Winter 2010 Issue
Figure 1. Monitoring and measuring solar energy, 1942. From Forty Years of Radio Research, by George C. Southworth. Note that this photo itself is referred to in the book at “Reprinted by permission from Scientific Monthly 82, 55-66, 1956.”
It was during a field trip to the local phone office when my classmates and I received our second Bell Labs experience, an early demonstration of the touch-tone and picture telephones. Of the former, we’d be challenged to see who could dial faster, the person using a touch-tone phone or a rotary. The rotary challenger put up a good fight, for everyone knew how to speed up the dialing process by forcing the dial in reverse, but it was a fight to be lost. The touch-tone phone just couldn’t be beat. Also, the picture phone, which seemed pure science fiction, would become a highlight of the New York World’s Fair in 1964. The connections of these innovations to our story may not be obvious, but the technology behind them was rooted in decades of mathematics and scientific research taking place at Bell Labs during the first half of the 20th century. Ever vigilant to provide the best phone service in the world, the many innovations and scientific breakthroughs at Murray Hill touched our lives in many unexpected ways.
In his book Forty Years of Radio Research, wireless pioneer George C. Southworth provides a rare glimpse inside Bell Labs, including the work of two associates, Dr. Harry Nyquist and Dr. J. B. Johnson1. In 1928 Johnson theorized that all electronic circuits generated noise depending on their absolute temperature and the band of frequencies under consideration. Nyquist theorized that “Johnson noise” is a form of one-dimensional black-body radiation existing even in systems of such circuits. Although the weakest link would appear to be the “first circuit noise,” such as that of the antenna in a radio receiving system, Southworth wrote, “mature thought showed that the first circuit was really the medium to which the antenna was coupled. In particular cases the medium might include particular objects in interstellar space … one of the most obvious heavenly bodies was the sun.”
In those days receiver noise wasn’t considered much of a problem, but once radar came on the scene, with weak signals awash in circuit noise, things changed quickly. Indeed, the signals of interest were so weak that even noise from celestial bodies, such as the sun and even the Milky Way Galaxy, had the potential to interfere with radar operations. It was J. S. Hey who first associated certain problems with British radar to noise from the sun rather than enemy jamming.
In 1942, Southworth pondered the work of an earlier physicist, Max Plank, who in 1901 revolutionized the world of physics with his quantum theory for black-body radiators. This theory predicted “the total amount of [solar] energy falling on the earth” and “specified the amount of power contained in each unit bandwidth being sent out.” Although the amount of energy predicted to fall within the microwave region would be small, well below the noise level of a typical 1940s receiver, Southworth wondered if a “double-detection” receiver developed for waveguide research and “groomed” for low noise might do the job. Southworth connected this 9400-MHz receiver to a small parabolic dish using a section of waveguide and directed one of his associates, A. P. King, to aim the antenna toward the sun as shown in figure 1.

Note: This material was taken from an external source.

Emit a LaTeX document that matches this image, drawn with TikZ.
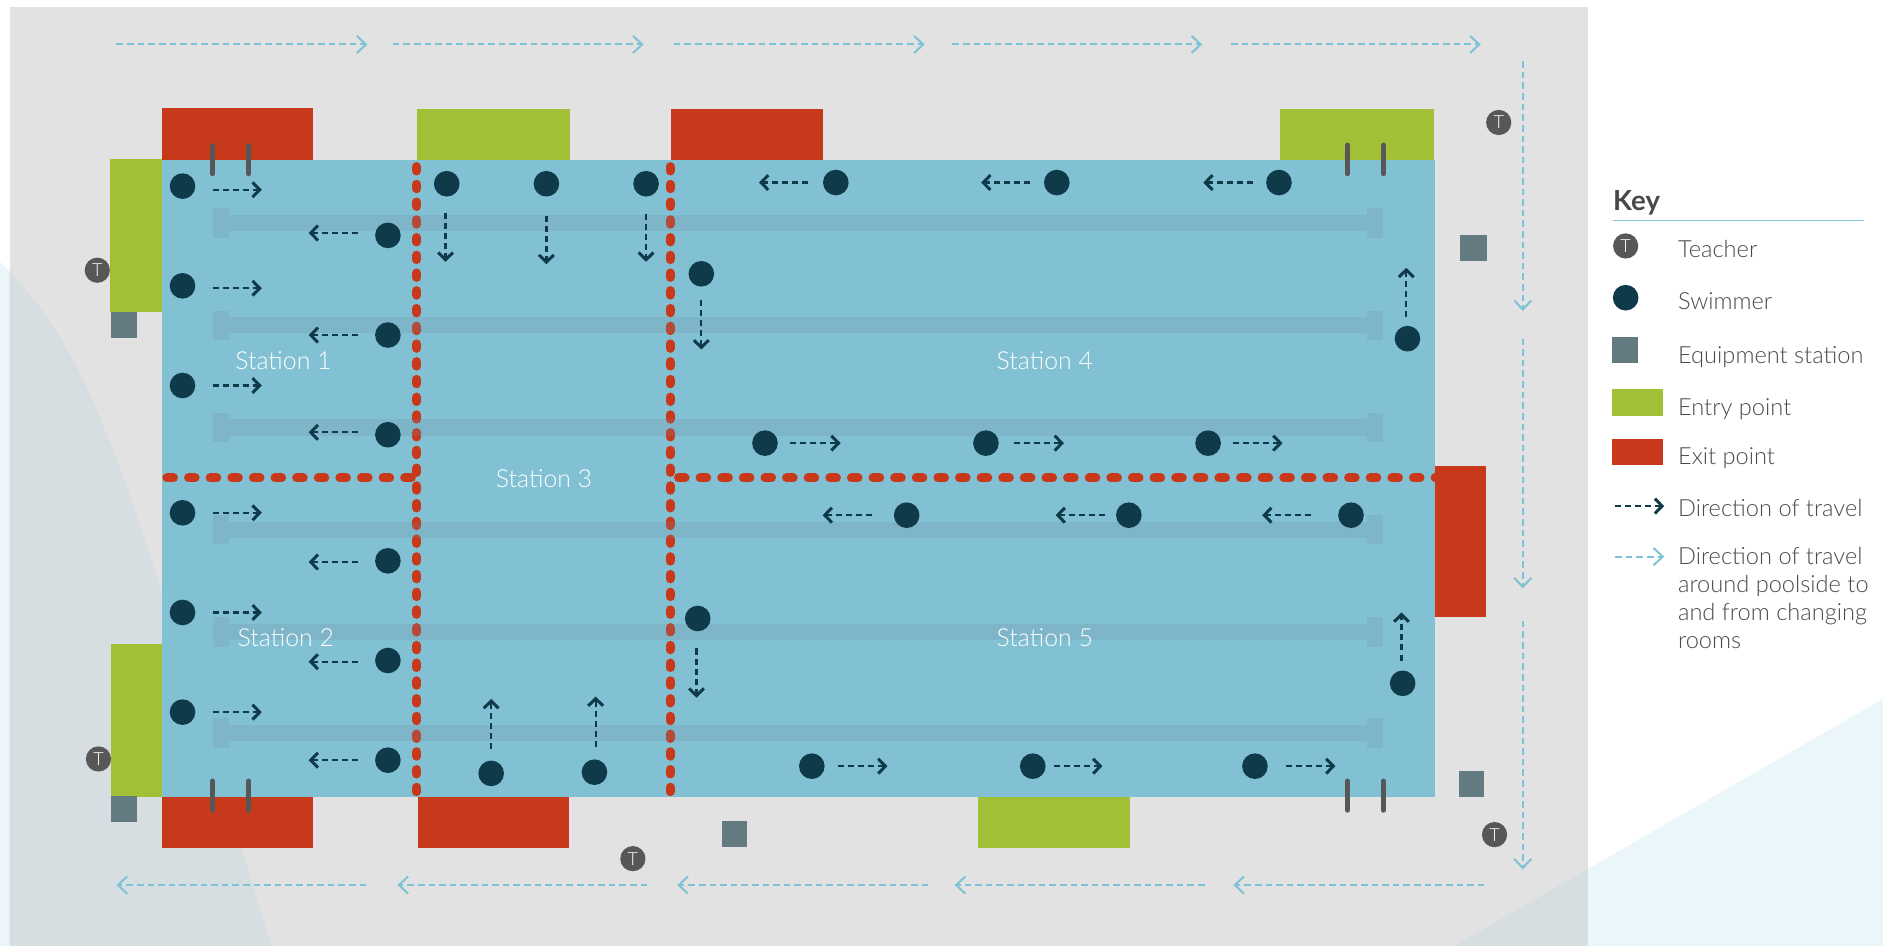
\documentclass[tikz,border=0pt]{standalone}
\usepackage{fontspec}
\setmainfont{Lato Light}
\newfontfamily\keybold{Lato Bold}
\usetikzlibrary{arrows.meta}
\definecolor{pool}{HTML}{82C0D3}
\definecolor{deck}{HTML}{E2E2E2}
\definecolor{pale}{HTML}{EAF6F9}
\definecolor{palegrey}{HTML}{D7DEE1}
\definecolor{rope}{HTML}{718EA4}
\definecolor{exitred}{HTML}{C8381A}
\definecolor{entrygreen}{HTML}{A1C035}
\definecolor{equip}{HTML}{627A80}
\definecolor{navy}{HTML}{0F3A49}
\definecolor{teach}{HTML}{575757}
\definecolor{keytext}{HTML}{48494B}
\definecolor{sky}{HTML}{7CC3D6}
\tikzset{
  exitbox/.style={fill=exitred},
  entrybox/.style={fill=entrygreen},
  equipbox/.style={fill=equip},
  swimmer/.style={circle,fill=navy,inner sep=0pt,minimum size=12.8pt},
  teacher/.style={circle,fill=teach,inner sep=0pt,minimum size=12.6pt,text=white,font=\fontsize{9}{9}\selectfont},
  darkarrow/.style={draw=navy,line width=1.1pt,dash pattern=on 3pt off 2pt,
     -{Straight Barb[length=3.6pt,width=7.4pt,line width=1.5pt]}},
  skyarrow/.style={draw=sky,line width=1pt,dash pattern=on 3.3pt off 2pt,
     -{Straight Barb[length=4.6pt,width=8.6pt,line width=1pt]}},
  reddots/.style={draw=exitred,line width=4.5pt,line cap=round,dash pattern=on 2.2pt off 6.66pt},
  reddash/.style={draw=exitred,line width=4.5pt,line cap=round,dash pattern=on 3.3pt off 7.5pt},
  stick/.style={draw=teach,line width=2.7pt,line cap=round},
  station/.style={text=white,font=\fontsize{12.4}{14}\selectfont,inner sep=0pt},
  keylabel/.style={text=keytext,font=\fontsize{11.8}{14}\selectfont,anchor=base west,inner sep=0pt},
}
\begin{document}
\begin{tikzpicture}[x=.6pt,y=-.6pt]
\useasboundingbox (0,0) rectangle (1568,787.7);
% pale corner shapes
\def\leftshape{(0,218) .. controls (45,262) and (70,310) .. (100,390) .. controls (140,500) and (180,640) .. (226,787.7) -- (0,787.7) -- cycle}
\def\rightshape{(1568,582) -- (1211,787.7) -- (1568,787.7) -- cycle}
\fill[pale] \leftshape;
\fill[pale] \rightshape;
% deck
\fill[deck] (8,6) rectangle (1322,787.7);
\begin{scope}
\clip (8,6) rectangle (1322,787.7);
\fill[palegrey] \leftshape;
\fill[palegrey] \rightshape;
\end{scope}
% entry and exit points
\fill[exitbox] (134.6,90.2) rectangle (260.4,134);
\fill[entrybox] (347,91) rectangle (475,134);
\fill[exitbox] (559,91) rectangle (685,134);
\fill[entrybox] (1066,90.5) rectangle (1194,134);
\fill[entrybox] (91.6,132) rectangle (135,259.5);
\fill[entrybox] (92.7,536.5) rectangle (135,663.5);
\fill[exitbox] (1195,388) rectangle (1237,514);
\fill[exitbox] (135,663) rectangle (261,706);
\fill[exitbox] (348,663) rectangle (474,706);
\fill[entrybox] (814,663) rectangle (941,706);
% pool
\fill[pool] (134.6,133.4) rectangle (1194.8,663.4);
% station dividers
\draw[reddots] (347,138.7) -- (347,660);
\draw[reddots] (558,138.7) -- (558,660);
\draw[reddash] (139,398) -- (347,398);
\draw[reddash] (565,398) -- (1195,398);
% lane ropes
\foreach \ly in {186,271,356,441,526,610.5}{
  \fill[rope,opacity=.22] (190.7,\ly-6.7) rectangle (1138,\ly+6.7);
  \fill[rope,opacity=.22] (177,\ly-12.4) rectangle (190.7,\ly+12.4);
  \fill[rope,opacity=.22] (1138,\ly-12.4) rectangle (1152,\ly+12.4);
}
% equipment
\fill[equipbox] (92.2,260) rectangle (114,281.7);
\fill[equipbox] (92.5,663) rectangle (114,684.5);
\fill[equipbox] (601,684) rectangle (622,705);
\fill[equipbox] (1216,196) rectangle (1238,217);
\fill[equipbox] (1215,641.7) rectangle (1236,663.4);
% sticks
\foreach \sx in {177,207}{
  \draw[stick] (\sx,121.5) -- (\sx,144.5);
  \draw[stick] (\sx,650.5) -- (\sx,674.5);
}
\foreach \sx in {1122,1152}{
  \draw[stick] (\sx,121) -- (\sx,144.5);
  \draw[stick] (\sx,650.5) -- (\sx,674.5);
}
% swimmers
\foreach \n/\px/\py in {1/152/155,2/152/238,3/152/321,4/152/427,5/152/510,6/152/593,
  7/323/196,8/323/279,9/323/362,10/323/467,11/323/550,12/323/633,
  13/372/153,14/455/153,15/538/153,16/696/152,17/880/152,18/1065/152,
  19/584/228,20/1172/282,21/637/369,22/821/369,23/1006/369,
  24/755/429,25/940/429,26/1125/429,27/581/515,28/1168/569,
  29/409/644,30/495/643,31/676/638,32/860/638,33/1045/638}{
  \node[swimmer] (sw\n) at (\px,\py) {};
}
% swimmer directions
\foreach \ax/\ay/\bx/\by in {
  177/158/218/158,177/240/218/240,177/321/218/321,177/427/218/427,177/510/218/510,177/593/218/593,
  298/194/257/194,298/279/257/279,298/360/257/360,298/468/257/468,298/551/257/551,298/633/257/633,
  371/177/371/218,455/180/455/220,538/178/538/218,
  673/152/632/152,858/152/817/152,1043/152/1002/152,
  1171/264/1171/223,584/250/584/291,
  658/369/700/369,844/369/886/369,1027/369/1068/369,
  726/429/685/429,920/429/879/429,1092/429/1051/429,
  1167/550/1167/510,580/540/580/581,
  409/624/409/582,496/622/496/580,
  698/638/739/638,878/638/918/638,1071/638/1112/638}{
  \draw[darkarrow] (\ax,\ay) -- (\bx,\by);
}
% poolside directions
\foreach \ax/\bx in {97/306,327/536,561/770,793/1001,1025/1233}{
  \draw[skyarrow] (\ax,37) -- (\bx,37);
}
\foreach \ax/\bx in {305/97,539/331,773/564,1003/795,1236/1027}{
  \draw[skyarrow] (\ax,737) -- (\bx,737);
}
\foreach \ay/\by in {51/259,282/490,517/724}{
  \draw[skyarrow] (1268,\ay) -- (1268,\by);
}
% teachers
\node[teacher] (t1) at (81,225) {T};
\node[teacher] (t2) at (82,632) {T};
\node[teacher] (t3) at (527,715) {T};
\node[teacher] (t4) at (1248,102) {T};
\node[teacher] (t5) at (1244.5,695) {T};
% station labels
\node[station] (st1) at (236,300.5) {Station 1};
\node[station] (st2) at (238,531) {Station 2};
\node[station] (st3) at (453,399) {Station 3};
\node[station] (st4) at (870,300.5) {Station 4};
\node[station] (st5) at (870,531) {Station 5};
% key
\node[anchor=base west,inner sep=0pt,text=keytext,font=\keybold\fontsize{13.8}{16}\selectfont] (keyhead) at (1343,175) {Key};
\draw[pool,line width=.7pt] (1343,183.5) -- (1552,183.5);
\node[teacher] (kt) at (1353.7,204.8) {T};
\node[swimmer] (ks) at (1353.7,247.9) {};
\fill[equipbox] (1342.4,280.9) rectangle (1364,302);
\fill[entrybox] (1342.4,323.7) rectangle (1384.6,346.6);
\fill[exitbox] (1342.4,365.7) rectangle (1384.6,387.5);
\draw[darkarrow] (1345,421.4) -- (1385.8,421.4);
\draw[skyarrow] (1345,463.5) -- (1385.8,463.5);
\node[keylabel] (l1) at (1397,214.8) {Teacher};
\node[keylabel] (l2) at (1397,258) {Swimmer};
\node[keylabel] (l3) at (1397,302.5) {Equipment station};
\node[keylabel] (l4) at (1397,345.7) {Entry point};
\node[keylabel] (l5) at (1397,386.5) {Exit point};
\node[keylabel] (l6) at (1397,430.5) {Direction of travel};
\node[keylabel] (l7) at (1397,469.7) {Direction of travel};
\node[keylabel] (l8) at (1397,493) {around poolside to};
\node[keylabel] (l9) at (1397,516.3) {and from changing};
\node[keylabel] (l10) at (1397,539.6) {rooms};
\end{tikzpicture}
\end{document}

Almost immediately a small but definite
increase in noise was detected, as indicated by a panel-mounted milliamp
meter. However, there was more. Southworth knew that if the received
energy could be measured, Plank’s theory could be used to predict the
temperature of the object radiating it. Thus it was that on June 29, 1942
the first centimeter radio emissions from the sun were not just detected
and measured, but the temperature of the sun was determined by radio. It
is interesting to note that Robert H. Dicke, the same Princeton physicist
who later confirmed the “Big Bang” noise detected by Penzias and Wilson,
made a related instrument with the ability to switch the receiver between
the antenna and a reference of known temperature, thus providing a means
of calibration. Known as the Dicke Radiometer, this instrument allowed for
much greater accuracy and was used by Dicke himself to measure the
temperature of the sun and moon in 1945.